Environ 1,4 million de personnes fuyant les bombardements étaient regroupées début mai 2024 à Rafah, dans le sud de la bande de Gaza. (ASTRID AMADIEU / FRANCEINFO)

En l'espace de quelques jours, plus de 100 000 personnes ont fui Rafah, comme l'a déclaré vendredi Georgios Petropoulos, responsable du Bureau de la coordination des affaires humanitaires des Nations unies (Ocha) pour Gaza. Dans son ordre d'évacuation, l'armée israélienne invite les populations à rejoindre une "zone de services humanitaires", située le long de la côte entre le village d'Al-Mawasi et la ville de Deir al-Balah. 

Comme l'a relevé la BBC grâce à des images satellite, l'armée israélienne érige depuis fin avril un village de tentes dans cette zone. "Il ne suffit pas de poser des tentes. A côté, il faut tout un service d'assainissement, d'eau, de santé", alertait début mai Philippe Bonnet, directeur des urgences pour Solidarités International. L'inquiétude des ONG est d'autant plus vive que les postes-frontières de Rafah et de Kerem Shalom ne permettent plus de laisser passer l'aide humanitaire dans le Sud. Même si le second a rouvert mercredi, l'acheminement reste "extrêmement difficile", déplorait jeudi soir dans un entretien à l'AFP Andrea De Domenico, chef de l'Ocha dans les territoires palestiniens occupés.
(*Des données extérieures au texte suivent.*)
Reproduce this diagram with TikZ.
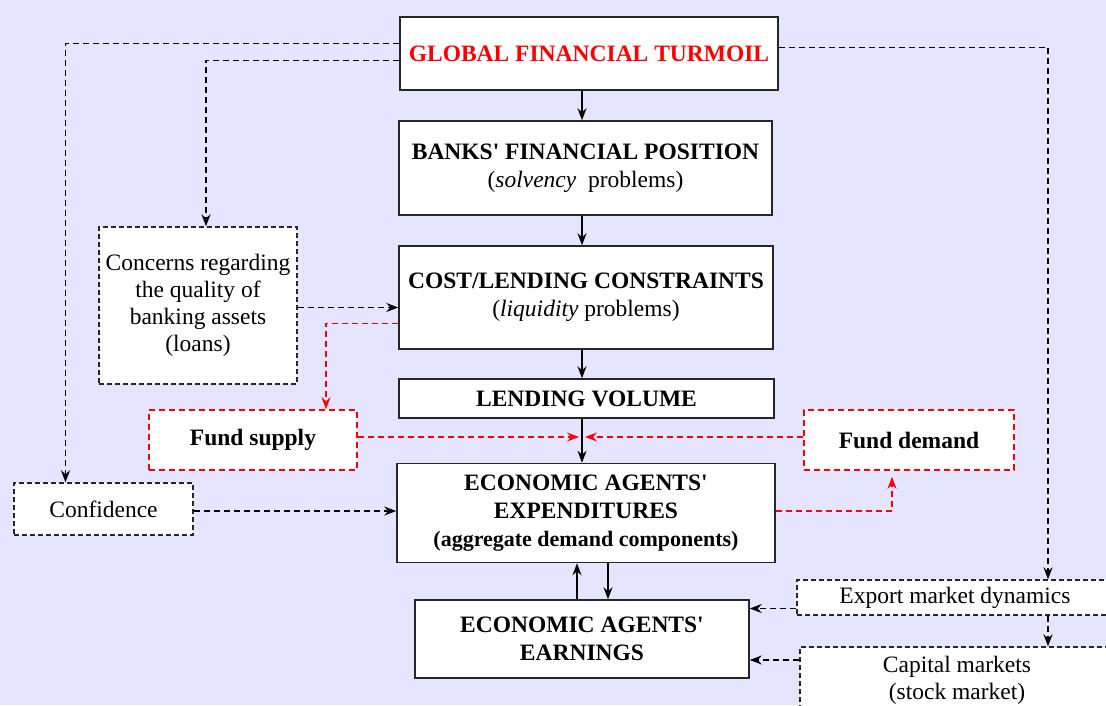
\documentclass[tikz,border=0pt]{standalone}
\usepackage{fontspec}
\setmainfont{Liberation Serif}
\usetikzlibrary{arrows.meta, positioning}
\definecolor{lavender}{RGB}{229,229,255}
\definecolor{turmoilred}{RGB}{255,0,0}
\tikzset{mainbox/.style={draw=black!85, fill=white, line width=1.5pt, align=center, inner sep=2pt, font=\fontsize{23.5}{28}\selectfont\bfseries},sidebox/.style={draw=black!85, fill=white, line width=1.4pt, dash pattern=on 5pt off 3pt, align=center, inner sep=2pt}}

\begin{document}
\begin{tikzpicture}[
        x=1pt, y=-1pt,
        font=\fontsize{23.5}{27}\selectfont,
        fundbox/.style={draw=turmoilred, fill=white, line width=1.6pt, dash pattern=on 6pt off 4pt, align=center, inner sep=2pt, font=\fontsize{23.5}{27}\selectfont\bfseries},
        solidarrow/.style={-{Stealth[length=12pt, width=9pt, inset=4pt]}, line width=1.7pt},
        dasharrow/.style={-{Stealth[length=12pt, width=9pt, inset=4pt]}, line width=1.7pt, dash pattern=on 6pt off 4pt},
        reddasharrow/.style={dasharrow, turmoilred},
    ]
        % Background
        \fill[lavender] (0, 0) rectangle (1106, 705);
        \useasboundingbox (0, 0) rectangle (1106, 705);
        \clip (0, 0) rectangle (1106, 705);
        \coordinate (spine) at (582, 0);
        % Main column
        \node[mainbox, minimum width=378pt, minimum height=73pt, text=turmoilred] (gft) at (589, 53.5) {GLOBAL FINANCIAL TURMOIL};
        \node[mainbox, minimum width=373pt, minimum height=94pt] (banks) at (585.5, 168) {BANKS\textquotesingle\ FINANCIAL POSITION\\{\mdseries(\textit{solvency}\ \ problems)}};
        \node[mainbox, minimum width=374pt, minimum height=103pt] (cost) at (586, 297.5) {COST/LENDING CONSTRAINTS\\{\mdseries(\textit{liquidity} problems)}};
        \node[mainbox, minimum width=375pt, minimum height=39pt] (lending) at (586.5, 398.5) {LENDING VOLUME};
        \node[mainbox, minimum width=378pt, minimum height=99pt] (expend) at (586, 513) {ECONOMIC AGENTS\textquotesingle\\EXPENDITURES\\{\fontsize{22}{28}\selectfont(aggregate demand components)}};
        \node[mainbox, minimum width=334pt, minimum height=78pt] (earn) at (582, 639) {ECONOMIC AGENTS\textquotesingle\\EARNINGS};
        % Side boxes
        \node[sidebox, minimum width=198pt, minimum height=157pt] (concerns) at (198, 305.5) {Concerns regarding\\the quality of\\banking assets\\(loans)};
        \node[sidebox, minimum width=179pt, minimum height=52pt] (conf) at (103.5, 509) {Confidence};
        \node[sidebox, minimum width=316pt, minimum height=35pt] (export) at (955, 597.5) {Export market dynamics};
        \node[sidebox, minimum width=314pt, minimum height=66pt] (capital) at (957, 680) {Capital markets\\(stock market)};
        \node[fundbox, minimum width=208pt, minimum height=60pt] (fsupply) at (253, 440) {Fund supply};
        \node[fundbox, minimum width=210pt, minimum height=60pt] (fdemand) at (909, 440) {Fund demand};
        % Solid arrows
        \draw[solidarrow] (gft.south -| spine) -- (banks.north -| spine);
        \draw[solidarrow] (banks.south -| spine) -- (cost.north -| spine);
        \draw[solidarrow] (cost.south -| spine) -- (lending.north -| spine);
        \draw[solidarrow] (lending.south -| spine) -- (expend.north -| spine);
        \draw[solidarrow] ([xshift=-5pt]earn.north) -- ([xshift=-5pt]earn.north |- expend.south);
        \draw[solidarrow] ([xshift=26pt]earn.north |- expend.south) -- ([xshift=26pt]earn.north);
        % Dashed arrows
        \draw[dasharrow] ([yshift=10pt]gft.west) -| ([xshift=-38pt]conf.north);
        \draw[dasharrow] ([yshift=-7pt]gft.west) -| ([xshift=8pt]concerns.north);
        \draw[dasharrow] ([yshift=6pt]gft.east) -| ([xshift=93pt]export.north);
        \draw[dasharrow] ([xshift=93pt]export.south) -- ([xshift=93pt]export.south |- capital.north);
        \draw[dasharrow] ([yshift=-2pt]concerns.east) -- ([yshift=-2pt]concerns.east -| cost.west);
        \draw[dasharrow] ([yshift=-2pt]conf.east) -- ([yshift=-2pt]conf.east -| expend.west);
        \draw[dasharrow] ([yshift=-11pt]export.west) -- ([yshift=-11pt]export.west -| earn.east);
        \draw[dasharrow] ([yshift=20pt]capital.west) -- ([yshift=20pt]capital.west -| earn.east);
        % Red dashed arrows
        \draw[reddasharrow] ([yshift=-26pt]cost.west) -| ([xshift=73pt]fsupply.north);
        \draw[reddasharrow] ([yshift=3pt]fsupply.east) -- ([xshift=-3pt, yshift=3pt]fsupply.east -| spine);
        \draw[reddasharrow] ([yshift=3pt]fdemand.west) -- ([xshift=3pt, yshift=3pt]fdemand.west -| spine);
        \draw[reddasharrow] ([yshift=2pt]expend.east) -| ([xshift=-17pt, yshift=-6pt]fdemand.south);
    \end{tikzpicture}
\end{document}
Alors que les négociations se poursuivent difficilement entre Israël et le Hamas, la fin des combats à Gaza reste une perspective lointaine. "Même après nous être occupés de Rafah, il y aura du terrorisme", a déclaré le porte-parole de l'armée israélienne, Daniel Hagari, cité par Haaretz. "Le Hamas se déplacera vers le Nord et se regroupera. Nous reviendrons et opérerons partout où cela se produira", a-t-il assuré.